Considered one of the most important discoveries of religious documents since the Nag Hammadi library in 1945, the Gospel of Judas was slowly decomposing for 16 years in a safe-deposit box in Long Island, N.Y. – and the UA played a small part in its return to the public eye.
The ancient Coptic manuscript, dating from the third or fourth century, was saved from its crumbling death when a Zurich-based antiquities dealer bought the text in 2000 and eventually turned the manuscript over to the Maecenas Foundation for Ancient Art in Basel, Switzerland, for preservation.
The National Geographic Society joined the international effort to authenticate, conserve and translate the code in collaboration with the Maecenas Foundation.

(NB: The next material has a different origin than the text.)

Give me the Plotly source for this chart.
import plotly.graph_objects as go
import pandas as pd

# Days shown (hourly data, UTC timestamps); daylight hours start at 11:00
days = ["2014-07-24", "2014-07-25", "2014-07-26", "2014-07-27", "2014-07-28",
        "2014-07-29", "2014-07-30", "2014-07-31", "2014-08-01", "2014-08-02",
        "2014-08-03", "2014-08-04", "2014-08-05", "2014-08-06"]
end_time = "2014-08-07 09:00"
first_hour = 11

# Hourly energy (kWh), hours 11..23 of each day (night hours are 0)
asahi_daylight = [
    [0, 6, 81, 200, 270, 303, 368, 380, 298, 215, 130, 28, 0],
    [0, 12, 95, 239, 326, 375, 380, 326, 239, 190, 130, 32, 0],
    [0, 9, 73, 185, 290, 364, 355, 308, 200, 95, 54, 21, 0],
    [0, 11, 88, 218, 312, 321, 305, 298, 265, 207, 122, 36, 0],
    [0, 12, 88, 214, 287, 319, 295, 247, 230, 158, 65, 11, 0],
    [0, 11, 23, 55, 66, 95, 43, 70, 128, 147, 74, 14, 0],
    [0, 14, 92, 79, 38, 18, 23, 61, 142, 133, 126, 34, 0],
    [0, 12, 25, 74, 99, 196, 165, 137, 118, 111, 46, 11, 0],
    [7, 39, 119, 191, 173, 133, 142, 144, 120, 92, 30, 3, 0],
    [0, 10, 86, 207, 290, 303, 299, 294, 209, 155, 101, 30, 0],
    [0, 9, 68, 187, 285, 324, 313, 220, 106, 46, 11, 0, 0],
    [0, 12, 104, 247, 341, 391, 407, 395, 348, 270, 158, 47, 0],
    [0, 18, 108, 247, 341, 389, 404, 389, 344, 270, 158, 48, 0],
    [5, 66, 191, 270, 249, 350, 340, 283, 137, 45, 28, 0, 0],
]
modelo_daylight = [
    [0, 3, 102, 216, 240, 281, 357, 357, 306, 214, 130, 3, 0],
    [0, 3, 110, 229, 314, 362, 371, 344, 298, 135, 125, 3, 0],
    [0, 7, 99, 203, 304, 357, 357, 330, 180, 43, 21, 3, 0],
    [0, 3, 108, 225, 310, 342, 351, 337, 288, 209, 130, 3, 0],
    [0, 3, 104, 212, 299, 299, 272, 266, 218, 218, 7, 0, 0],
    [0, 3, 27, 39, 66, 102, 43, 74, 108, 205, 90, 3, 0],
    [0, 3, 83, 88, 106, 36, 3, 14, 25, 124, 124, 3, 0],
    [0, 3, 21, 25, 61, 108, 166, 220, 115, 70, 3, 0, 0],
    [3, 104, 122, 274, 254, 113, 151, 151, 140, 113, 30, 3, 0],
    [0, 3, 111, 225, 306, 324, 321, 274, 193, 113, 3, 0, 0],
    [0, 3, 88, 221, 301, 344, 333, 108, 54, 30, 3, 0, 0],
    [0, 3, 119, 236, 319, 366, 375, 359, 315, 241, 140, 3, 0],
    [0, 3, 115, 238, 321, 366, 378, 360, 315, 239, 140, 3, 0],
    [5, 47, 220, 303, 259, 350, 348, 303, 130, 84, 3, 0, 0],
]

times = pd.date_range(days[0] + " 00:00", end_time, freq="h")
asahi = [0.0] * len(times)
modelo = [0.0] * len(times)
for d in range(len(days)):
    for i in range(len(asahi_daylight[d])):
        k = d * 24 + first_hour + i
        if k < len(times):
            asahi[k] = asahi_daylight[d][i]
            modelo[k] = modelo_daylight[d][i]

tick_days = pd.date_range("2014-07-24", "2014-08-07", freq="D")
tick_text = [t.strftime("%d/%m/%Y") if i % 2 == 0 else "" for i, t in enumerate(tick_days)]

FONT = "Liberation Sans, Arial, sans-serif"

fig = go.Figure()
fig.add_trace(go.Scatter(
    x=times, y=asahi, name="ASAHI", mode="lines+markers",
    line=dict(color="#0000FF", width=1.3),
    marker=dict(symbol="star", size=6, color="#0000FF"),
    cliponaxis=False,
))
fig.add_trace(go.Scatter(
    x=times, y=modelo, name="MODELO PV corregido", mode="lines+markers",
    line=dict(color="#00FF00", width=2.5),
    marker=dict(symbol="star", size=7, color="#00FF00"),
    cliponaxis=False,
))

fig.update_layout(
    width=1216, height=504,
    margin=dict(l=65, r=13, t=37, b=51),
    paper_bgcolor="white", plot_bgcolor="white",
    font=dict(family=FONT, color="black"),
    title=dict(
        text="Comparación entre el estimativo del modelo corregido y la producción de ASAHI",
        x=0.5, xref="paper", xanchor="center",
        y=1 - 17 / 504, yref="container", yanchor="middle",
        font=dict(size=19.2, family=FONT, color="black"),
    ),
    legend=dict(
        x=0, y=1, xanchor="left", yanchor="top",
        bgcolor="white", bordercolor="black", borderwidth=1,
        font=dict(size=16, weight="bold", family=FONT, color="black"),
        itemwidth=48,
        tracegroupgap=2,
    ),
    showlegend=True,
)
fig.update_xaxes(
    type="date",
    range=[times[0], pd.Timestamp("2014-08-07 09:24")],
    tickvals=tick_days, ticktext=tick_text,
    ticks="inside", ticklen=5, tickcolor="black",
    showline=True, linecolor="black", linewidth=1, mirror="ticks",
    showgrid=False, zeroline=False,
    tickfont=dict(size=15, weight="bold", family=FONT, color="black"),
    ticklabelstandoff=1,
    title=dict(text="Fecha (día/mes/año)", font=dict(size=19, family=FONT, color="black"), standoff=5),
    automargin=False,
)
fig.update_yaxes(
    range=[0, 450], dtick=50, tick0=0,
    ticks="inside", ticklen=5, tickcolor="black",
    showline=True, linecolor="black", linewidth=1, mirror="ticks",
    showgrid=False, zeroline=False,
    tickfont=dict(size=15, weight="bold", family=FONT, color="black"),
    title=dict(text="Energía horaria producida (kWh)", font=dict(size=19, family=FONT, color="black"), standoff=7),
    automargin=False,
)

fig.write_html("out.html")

The UA played a role in this international effort last year when scientists at the UA’s National Science Foundation Arizona Accelerator Mass Spectrometry Laboratory received tiny fragments of the text in order to verify its authenticity of the document. The AMS lab was asked by National Geographic in January 2005 to carbon-date the only known surviving copy of the Gospel of Judas.
Timothy Jull, a carbon-dating expert and director of the National Science Foundation-Arizona AMS Laboratory, took five samples of papyrus and leather book binding from the ancient text to carbon-date the text.

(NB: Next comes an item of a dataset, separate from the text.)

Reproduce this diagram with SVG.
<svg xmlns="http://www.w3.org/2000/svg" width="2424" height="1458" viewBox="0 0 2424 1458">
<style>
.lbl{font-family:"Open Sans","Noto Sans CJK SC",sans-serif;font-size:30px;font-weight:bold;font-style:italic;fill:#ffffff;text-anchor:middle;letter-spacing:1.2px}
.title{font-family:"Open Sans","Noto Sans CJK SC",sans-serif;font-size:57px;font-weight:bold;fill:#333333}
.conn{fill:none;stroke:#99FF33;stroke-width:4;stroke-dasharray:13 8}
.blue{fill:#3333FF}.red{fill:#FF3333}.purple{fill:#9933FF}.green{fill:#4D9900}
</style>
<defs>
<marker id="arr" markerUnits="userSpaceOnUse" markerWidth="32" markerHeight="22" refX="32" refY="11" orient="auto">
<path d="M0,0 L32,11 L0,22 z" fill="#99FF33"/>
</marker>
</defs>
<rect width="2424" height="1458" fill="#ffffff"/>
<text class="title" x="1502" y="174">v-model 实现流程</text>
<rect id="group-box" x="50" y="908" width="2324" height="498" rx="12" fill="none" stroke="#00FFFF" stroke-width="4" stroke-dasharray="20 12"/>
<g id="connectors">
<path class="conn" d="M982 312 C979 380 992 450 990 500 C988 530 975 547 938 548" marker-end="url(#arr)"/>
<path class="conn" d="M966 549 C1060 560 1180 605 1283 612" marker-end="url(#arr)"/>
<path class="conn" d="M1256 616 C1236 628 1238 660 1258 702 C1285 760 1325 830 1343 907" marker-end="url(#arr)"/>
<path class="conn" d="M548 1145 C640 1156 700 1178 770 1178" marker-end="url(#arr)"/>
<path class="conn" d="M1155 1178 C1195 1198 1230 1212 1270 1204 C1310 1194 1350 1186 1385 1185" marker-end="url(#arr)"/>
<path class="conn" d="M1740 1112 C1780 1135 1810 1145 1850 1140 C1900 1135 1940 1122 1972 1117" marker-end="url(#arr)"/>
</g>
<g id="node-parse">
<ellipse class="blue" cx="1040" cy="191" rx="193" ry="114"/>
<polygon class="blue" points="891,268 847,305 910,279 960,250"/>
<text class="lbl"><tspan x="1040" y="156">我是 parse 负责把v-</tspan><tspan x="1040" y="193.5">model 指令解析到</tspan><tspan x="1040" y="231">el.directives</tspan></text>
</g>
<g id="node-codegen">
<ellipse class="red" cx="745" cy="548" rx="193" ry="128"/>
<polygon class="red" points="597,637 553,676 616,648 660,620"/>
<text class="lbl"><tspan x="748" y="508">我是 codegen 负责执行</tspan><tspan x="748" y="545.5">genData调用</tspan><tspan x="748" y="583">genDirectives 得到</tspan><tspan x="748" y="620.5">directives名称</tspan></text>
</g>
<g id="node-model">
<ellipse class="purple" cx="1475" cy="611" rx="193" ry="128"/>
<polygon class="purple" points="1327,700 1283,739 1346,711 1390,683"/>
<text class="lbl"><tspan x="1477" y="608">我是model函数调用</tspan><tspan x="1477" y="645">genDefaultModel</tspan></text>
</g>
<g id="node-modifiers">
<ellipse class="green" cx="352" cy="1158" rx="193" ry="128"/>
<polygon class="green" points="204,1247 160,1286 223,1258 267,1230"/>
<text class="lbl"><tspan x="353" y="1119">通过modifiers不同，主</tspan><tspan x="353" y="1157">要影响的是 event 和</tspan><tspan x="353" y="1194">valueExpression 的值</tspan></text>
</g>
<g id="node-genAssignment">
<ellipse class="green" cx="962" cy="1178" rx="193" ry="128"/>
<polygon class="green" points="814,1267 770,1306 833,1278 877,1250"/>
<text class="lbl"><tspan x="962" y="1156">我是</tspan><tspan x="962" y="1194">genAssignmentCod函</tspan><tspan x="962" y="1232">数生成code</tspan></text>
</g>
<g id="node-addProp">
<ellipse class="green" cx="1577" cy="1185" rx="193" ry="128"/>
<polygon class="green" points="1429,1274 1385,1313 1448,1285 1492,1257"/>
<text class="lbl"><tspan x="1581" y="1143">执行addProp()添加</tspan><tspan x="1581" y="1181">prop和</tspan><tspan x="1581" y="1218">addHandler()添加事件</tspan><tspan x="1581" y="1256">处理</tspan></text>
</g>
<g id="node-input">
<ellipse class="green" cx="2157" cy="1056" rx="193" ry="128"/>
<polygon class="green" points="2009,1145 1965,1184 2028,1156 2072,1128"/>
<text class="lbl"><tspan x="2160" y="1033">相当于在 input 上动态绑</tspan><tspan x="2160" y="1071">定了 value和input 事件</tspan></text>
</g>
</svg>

Jull determined the manuscript was from between A.D. 220 and A.D. 340.
National Geographic had the text further tested to confirm its authenticity with a detailed ink analysis and a study of the theological concepts and linguistic traits contained the text. They were compared to the Nag Hammadi library, which was purportedly written during the same time period.
While parts of the book’s 26 pages are incomplete, the Gospel of Judas begins by describing: “”The secret account of the revelation that Jesus spoke in conversation with Judas Iscariot during a week, three days before he celebrated Passover.””
The manuscript, written in Coptic, portrays Judas Iscariot in a very different light than canonical texts, portraying him as a hero rather than as traitor to Jesus. It said Judas was selected by Jesus, who told Judas he had a special destiny. He would betray Jesus and hand him over to authorities so Jesus could fulfill his redemption.
“”For you will sacrifice the man that clothes me,”” Jesus told Judas in the text. Jesus acknowledged that Judas “”will be cursed by the other generations,”” but told him not to worry. “”You will come to rule over them,”” Jesus promised him, according the Gospel of Judas.
Jerry Pierce, an assistant professor of history at Indiana University who taught a UA history class on Gnostic texts similar to the Gospel of Judas in 2004, said the historians knew about the existence of the text because it was mentioned in a book.
He said Irenaeus makes references to the Gospel of Judas in his anti-Gnostic work “”Adversus Haereses,”” written in about AD 180.
The Gnostics were considered heretics by the Orthodox Church because they embraced a form of early Christianity that claims salvation not by faith or works, but through a form of spiritual liberation.
Other Gnostic texts include the Gospel of Mary Magdalene, the Gospel of Thomas and the Gospel of Philip.
Elaine Pagels, the Harrington Spear Paine Foundation professor of religion at Princeton University and expert on Gnostic gospels, said it would be unlikely the Gospel of Judas would be included in future versions of the Bible.
Elaine Pagels, the author of “”The Gnostic Gospels”” and “”Beyond Belief: The Secret Gospel of Thomas, said the Gospel of Judas was “”an advanced text”” not intended to be read by laypersons.
She said church leaders selected the four canonical gospels included in the New Testament – the Gospel of Matthew, the Gospel of Mark, the Gospel of Luke and the Gospel of John – because they were written with the intention of being read by laypersons.